* [What the task asks]: Copy each line exactly. Drop every picture.

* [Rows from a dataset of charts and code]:
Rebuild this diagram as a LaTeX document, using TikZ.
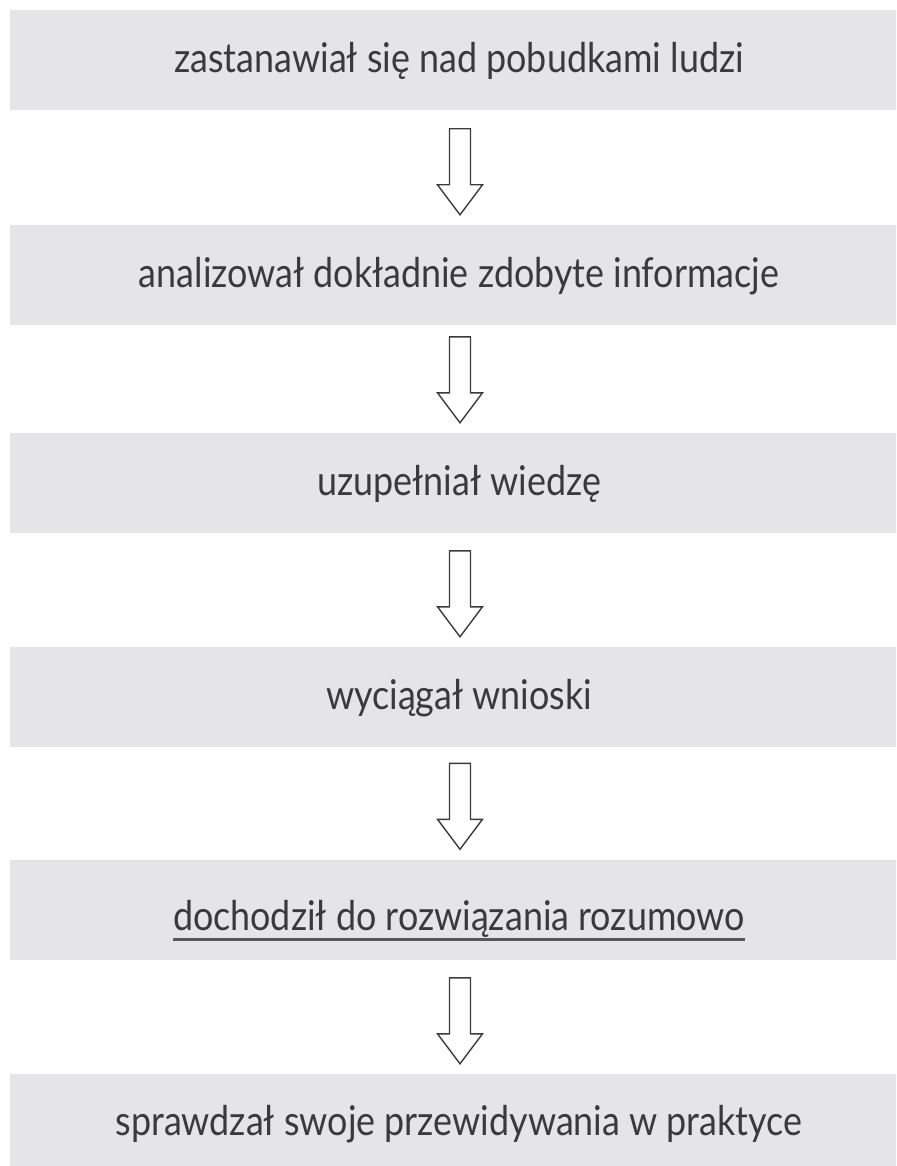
\documentclass[tikz,border=0pt]{standalone}
\usepackage{fontspec}
\setmainfont{Lato}[FakeStretch=0.875]
\usetikzlibrary{calc}
\definecolor{boxgray}{RGB}{229,229,231}
\definecolor{txtgray}{RGB}{58,58,60}
\definecolor{arrgray}{RGB}{60,60,62}
\tikzset{
  box/.style={fill=boxgray, draw=none, minimum width=900pt, minimum height=100pt, inner sep=0pt},
  lbl/.style={anchor=base, inner sep=0pt, text=txtgray, font=\fontsize{41}{49}\selectfont},
  bigarrow/.style={draw=arrgray, line width=1.4pt, fill=white, line join=miter},
  uline/.style={draw=txtgray!85, line width=2.4pt}
}
\begin{document}
\begin{tikzpicture}[x=1pt,y=-1pt]
\useasboundingbox (0,0) rectangle (896,1166);
\begin{scope}
\clip (0,0) rectangle (896,1166);
\node[box] (b1) at (460,60.5) {};
\node[box] (b2) at (460,275) {};
\node[box] (b3) at (460,483) {};
\node[box] (b4) at (460,697) {};
\node[box] (b5) at (460,909.5) {};
\node[box] (b6) at (460,1124) {};
\end{scope}
\node[lbl] (t1) at ($(b1.center)+(-1,12.5)$) {zastanawiał się nad pobudkami ludzi};
\node[lbl] (t2) at ($(b2.center)+(-1,12.5)$) {analizował dokładnie zdobyte informacje};
\node[lbl] (t3) at ($(b3.center)+(-1,12.5)$) {uzupełniał wiedzę};
\node[lbl] (t4) at ($(b4.center)+(-1,12.5)$) {wyciągał wnioski};
\node[lbl] (t5) at ($(b5.center)+(-1,21)$) {dochodził do rozwiązania rozumowo};
\node[lbl] (t6) at ($(b6.center)+(-1,11)$) {sprawdzał swoje przewidywania w praktyce};
\draw[uline] ($(t5.base west)+(0,9)$) -- ($(t5.base east)+(0,9)$);
\foreach \n in {2,3,4,5,6}{
  \draw[bigarrow] ($(b\n.north)+(-10.5,-96)$) -- ($(b\n.north)+(10.5,-96)$)
    -- ($(b\n.north)+(10.5,-40)$) -- ($(b\n.north)+(22.5,-40)$)
    -- ($(b\n.north)+(0,-10)$) -- ($(b\n.north)+(-22.5,-40)$)
    -- ($(b\n.north)+(-10.5,-40)$) -- cycle;
}
\end{tikzpicture}
\end{document}
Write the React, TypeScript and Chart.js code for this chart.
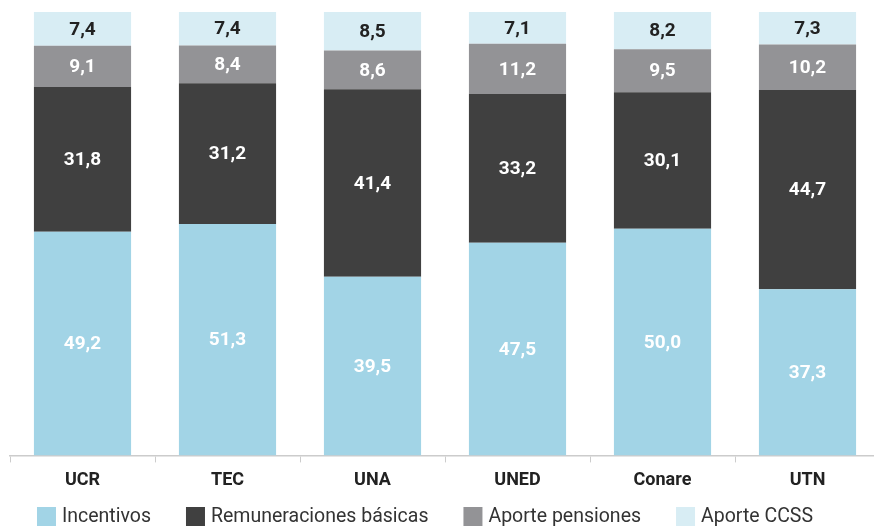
import React, { useEffect, useRef } from "react";
import { Chart, registerables } from "chart.js";

Chart.register(...registerables);

const categories = ["UCR", "TEC", "UNA", "UNED", "Conare", "UTN"];
const incentivos = [49.2, 51.3, 39.5, 47.5, 50.0, 37.3];
const remuneraciones = [31.8, 31.2, 41.4, 33.2, 30.1, 44.7];
const pensiones = [9.1, 8.4, 8.6, 11.2, 9.5, 10.2];
const ccss = [7.4, 7.4, 8.5, 7.1, 8.2, 7.3];

const seriesNames = ["Incentivos", "Remuneraciones básicas", "Aporte pensiones", "Aporte CCSS"];
const seriesColors = ["#a2d4e6", "#404040", "#939396", "#d8edf4"];
const labelColors = ["#ffffff", "#ffffff", "#ffffff", "#222222"];

const FONT = "Roboto, 'Noto Sans', sans-serif";

const fmt = (v: number) => v.toFixed(1).replace(".", ",");

export default function App() {
  const ref = useRef<HTMLCanvasElement | null>(null);

  useEffect(() => {
    const raw = [incentivos, remuneraciones, pensiones, ccss];
    const totals = categories.map((_, i) => raw.reduce((s, arr) => s + arr[i], 0));
    const labelPlugin = {
      id: "segLabels",
      afterDatasetsDraw(chart: any) {
        const ctx = chart.ctx;
        ctx.save();
        ctx.textAlign = "center";
        ctx.textBaseline = "middle";
        chart.data.datasets.forEach((ds: any, di: number) => {
          const meta = chart.getDatasetMeta(di);
          meta.data.forEach((bar: any, i: number) => {
            const v = raw[di][i];
            const y = (bar.y + bar.base) / 2;
            ctx.fillStyle = labelColors[di];
            ctx.font = `bold 19px ${FONT}`;
            ctx.fillText(fmt(v), bar.x, y + 1);
          });
        });
        ctx.restore();
      },
    };
    const legendPlugin = {
      id: "customLegend",
      afterDraw(chart: any) {
        const ctx = chart.ctx;
        ctx.save();
        ctx.font = `19.5px ${FONT}`;
        ctx.textBaseline = "middle";
        ctx.textAlign = "left";
        const box = 19;
        const gapText = 6;
        const gapItem = 35;
        const widths = seriesNames.map((n) => box + gapText + ctx.measureText(n).width);
        const total = widths.reduce((a, b) => a + b, 0) + gapItem * (seriesNames.length - 1);
        let x = 425 - total / 2;
        const cy = 516;
        seriesNames.forEach((n, i) => {
          ctx.fillStyle = seriesColors[i];
          ctx.fillRect(x, cy - 9, box, box);
          ctx.fillStyle = "#333333";
          ctx.fillText(n, x + box + gapText, cy + 1);
          x += widths[i] + gapItem;
        });
        ctx.restore();
      },
    };
    const chart = new Chart(ref.current as HTMLCanvasElement, {
      type: "bar",
      data: {
        labels: categories,
        datasets: raw.map((arr, di) => ({
          label: seriesNames[di],
          data: arr.map((v, i) => (v / totals[i]) * 100),
          backgroundColor: seriesColors[di],
          borderWidth: 0,
          barPercentage: 0.67,
          categoryPercentage: 1,
        })),
      },
      options: {
        responsive: false,
        animation: false,
        layout: { padding: { left: 10, right: 0, top: 12, bottom: 29 } },
        plugins: {
          tooltip: { enabled: false },
          legend: { display: false },
        },
        scales: {
          x: {
            stacked: true,
            offset: true,
            grid: {
              offset: true,
              drawOnChartArea: false,
              drawTicks: true,
              tickLength: 7,
              color: "#cccccc",
            },
            border: { color: "#cccccc", width: 1.5 },
            ticks: {
              color: "#222222",
              padding: 7,
              font: { family: FONT, size: 18, weight: "bold" },
            },
          },
          y: {
            stacked: true,
            display: false,
            min: 0,
            max: 100,
          },
        },
      },
      plugins: [labelPlugin, legendPlugin],
    } as any);
    return () => chart.destroy();
  }, []);

  return (
    <div style={{ position: "fixed", left: 0, top: 0, width: 874, height: 527, overflow: "hidden", background: "#fff" }}>
      <canvas ref={ref} width={880} height={527} style={{ width: 880, height: 527, display: "block" }} />
    </div>
  );
}
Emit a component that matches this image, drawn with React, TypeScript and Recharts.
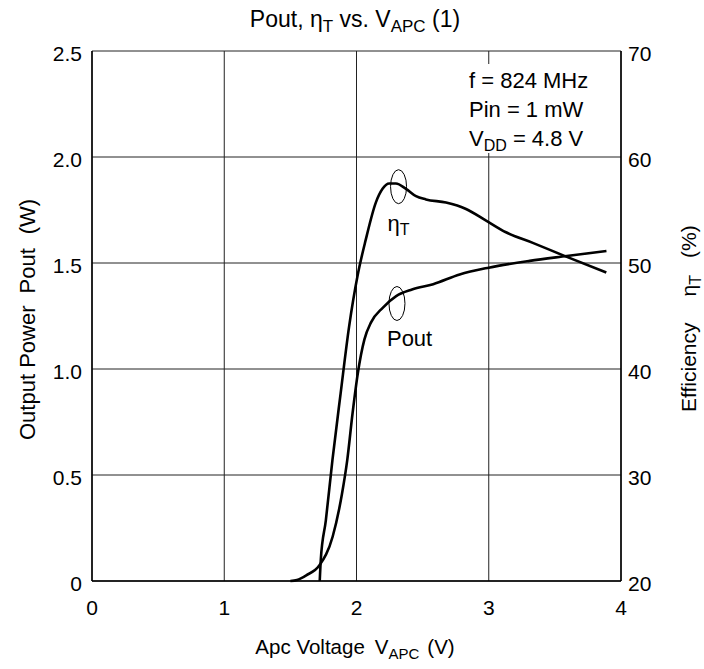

* [Solution]:
Rebuild this diagram as a LaTeX document, using TikZ.
\documentclass[tikz,border=0pt]{standalone}
\usepackage{fontspec}
\setmainfont{Lato}[FakeStretch=0.875]
\usetikzlibrary{calc}
\definecolor{boxgray}{RGB}{229,229,231}
\definecolor{txtgray}{RGB}{58,58,60}
\definecolor{arrgray}{RGB}{60,60,62}
\tikzset{
  box/.style={fill=boxgray, draw=none, minimum width=900pt, minimum height=100pt, inner sep=0pt},
  lbl/.style={anchor=base, inner sep=0pt, text=txtgray, font=\fontsize{41}{49}\selectfont},
  bigarrow/.style={draw=arrgray, line width=1.4pt, fill=white, line join=miter},
  uline/.style={draw=txtgray!85, line width=2.4pt}
}
\begin{document}
\begin{tikzpicture}[x=1pt,y=-1pt]
\useasboundingbox (0,0) rectangle (896,1166);
\begin{scope}
\clip (0,0) rectangle (896,1166);
\node[box] (b1) at (460,60.5) {};
\node[box] (b2) at (460,275) {};
\node[box] (b3) at (460,483) {};
\node[box] (b4) at (460,697) {};
\node[box] (b5) at (460,909.5) {};
\node[box] (b6) at (460,1124) {};
\end{scope}
\node[lbl] (t1) at ($(b1.center)+(-1,12.5)$) {zastanawiał się nad pobudkami ludzi};
\node[lbl] (t2) at ($(b2.center)+(-1,12.5)$) {analizował dokładnie zdobyte informacje};
\node[lbl] (t3) at ($(b3.center)+(-1,12.5)$) {uzupełniał wiedzę};
\node[lbl] (t4) at ($(b4.center)+(-1,12.5)$) {wyciągał wnioski};
\node[lbl] (t5) at ($(b5.center)+(-1,21)$) {dochodził do rozwiązania rozumowo};
\node[lbl] (t6) at ($(b6.center)+(-1,11)$) {sprawdzał swoje przewidywania w praktyce};
\draw[uline] ($(t5.base west)+(0,9)$) -- ($(t5.base east)+(0,9)$);
\foreach \n in {2,3,4,5,6}{
  \draw[bigarrow] ($(b\n.north)+(-10.5,-96)$) -- ($(b\n.north)+(10.5,-96)$)
    -- ($(b\n.north)+(10.5,-40)$) -- ($(b\n.north)+(22.5,-40)$)
    -- ($(b\n.north)+(0,-10)$) -- ($(b\n.north)+(-22.5,-40)$)
    -- ($(b\n.north)+(-10.5,-40)$) -- cycle;
}
\end{tikzpicture}
\end{document}
Write the React, TypeScript and Chart.js code for this chart.
import React, { useEffect, useRef } from "react";
import { Chart, registerables } from "chart.js";

Chart.register(...registerables);

const categories = ["UCR", "TEC", "UNA", "UNED", "Conare", "UTN"];
const incentivos = [49.2, 51.3, 39.5, 47.5, 50.0, 37.3];
const remuneraciones = [31.8, 31.2, 41.4, 33.2, 30.1, 44.7];
const pensiones = [9.1, 8.4, 8.6, 11.2, 9.5, 10.2];
const ccss = [7.4, 7.4, 8.5, 7.1, 8.2, 7.3];

const seriesNames = ["Incentivos", "Remuneraciones básicas", "Aporte pensiones", "Aporte CCSS"];
const seriesColors = ["#a2d4e6", "#404040", "#939396", "#d8edf4"];
const labelColors = ["#ffffff", "#ffffff", "#ffffff", "#222222"];

const FONT = "Roboto, 'Noto Sans', sans-serif";

const fmt = (v: number) => v.toFixed(1).replace(".", ",");

export default function App() {
  const ref = useRef<HTMLCanvasElement | null>(null);

  useEffect(() => {
    const raw = [incentivos, remuneraciones, pensiones, ccss];
    const totals = categories.map((_, i) => raw.reduce((s, arr) => s + arr[i], 0));
    const labelPlugin = {
      id: "segLabels",
      afterDatasetsDraw(chart: any) {
        const ctx = chart.ctx;
        ctx.save();
        ctx.textAlign = "center";
        ctx.textBaseline = "middle";
        chart.data.datasets.forEach((ds: any, di: number) => {
          const meta = chart.getDatasetMeta(di);
          meta.data.forEach((bar: any, i: number) => {
            const v = raw[di][i];
            const y = (bar.y + bar.base) / 2;
            ctx.fillStyle = labelColors[di];
            ctx.font = `bold 19px ${FONT}`;
            ctx.fillText(fmt(v), bar.x, y + 1);
          });
        });
        ctx.restore();
      },
    };
    const legendPlugin = {
      id: "customLegend",
      afterDraw(chart: any) {
        const ctx = chart.ctx;
        ctx.save();
        ctx.font = `19.5px ${FONT}`;
        ctx.textBaseline = "middle";
        ctx.textAlign = "left";
        const box = 19;
        const gapText = 6;
        const gapItem = 35;
        const widths = seriesNames.map((n) => box + gapText + ctx.measureText(n).width);
        const total = widths.reduce((a, b) => a + b, 0) + gapItem * (seriesNames.length - 1);
        let x = 425 - total / 2;
        const cy = 516;
        seriesNames.forEach((n, i) => {
          ctx.fillStyle = seriesColors[i];
          ctx.fillRect(x, cy - 9, box, box);
          ctx.fillStyle = "#333333";
          ctx.fillText(n, x + box + gapText, cy + 1);
          x += widths[i] + gapItem;
        });
        ctx.restore();
      },
    };
    const chart = new Chart(ref.current as HTMLCanvasElement, {
      type: "bar",
      data: {
        labels: categories,
        datasets: raw.map((arr, di) => ({
          label: seriesNames[di],
          data: arr.map((v, i) => (v / totals[i]) * 100),
          backgroundColor: seriesColors[di],
          borderWidth: 0,
          barPercentage: 0.67,
          categoryPercentage: 1,
        })),
      },
      options: {
        responsive: false,
        animation: false,
        layout: { padding: { left: 10, right: 0, top: 12, bottom: 29 } },
        plugins: {
          tooltip: { enabled: false },
          legend: { display: false },
        },
        scales: {
          x: {
            stacked: true,
            offset: true,
            grid: {
              offset: true,
              drawOnChartArea: false,
              drawTicks: true,
              tickLength: 7,
              color: "#cccccc",
            },
            border: { color: "#cccccc", width: 1.5 },
            ticks: {
              color: "#222222",
              padding: 7,
              font: { family: FONT, size: 18, weight: "bold" },
            },
          },
          y: {
            stacked: true,
            display: false,
            min: 0,
            max: 100,
          },
        },
      },
      plugins: [labelPlugin, legendPlugin],
    } as any);
    return () => chart.destroy();
  }, []);

  return (
    <div style={{ position: "fixed", left: 0, top: 0, width: 874, height: 527, overflow: "hidden", background: "#fff" }}>
      <canvas ref={ref} width={880} height={527} style={{ width: 880, height: 527, display: "block" }} />
    </div>
  );
}
Emit a component that matches this image, drawn with React, TypeScript and Recharts.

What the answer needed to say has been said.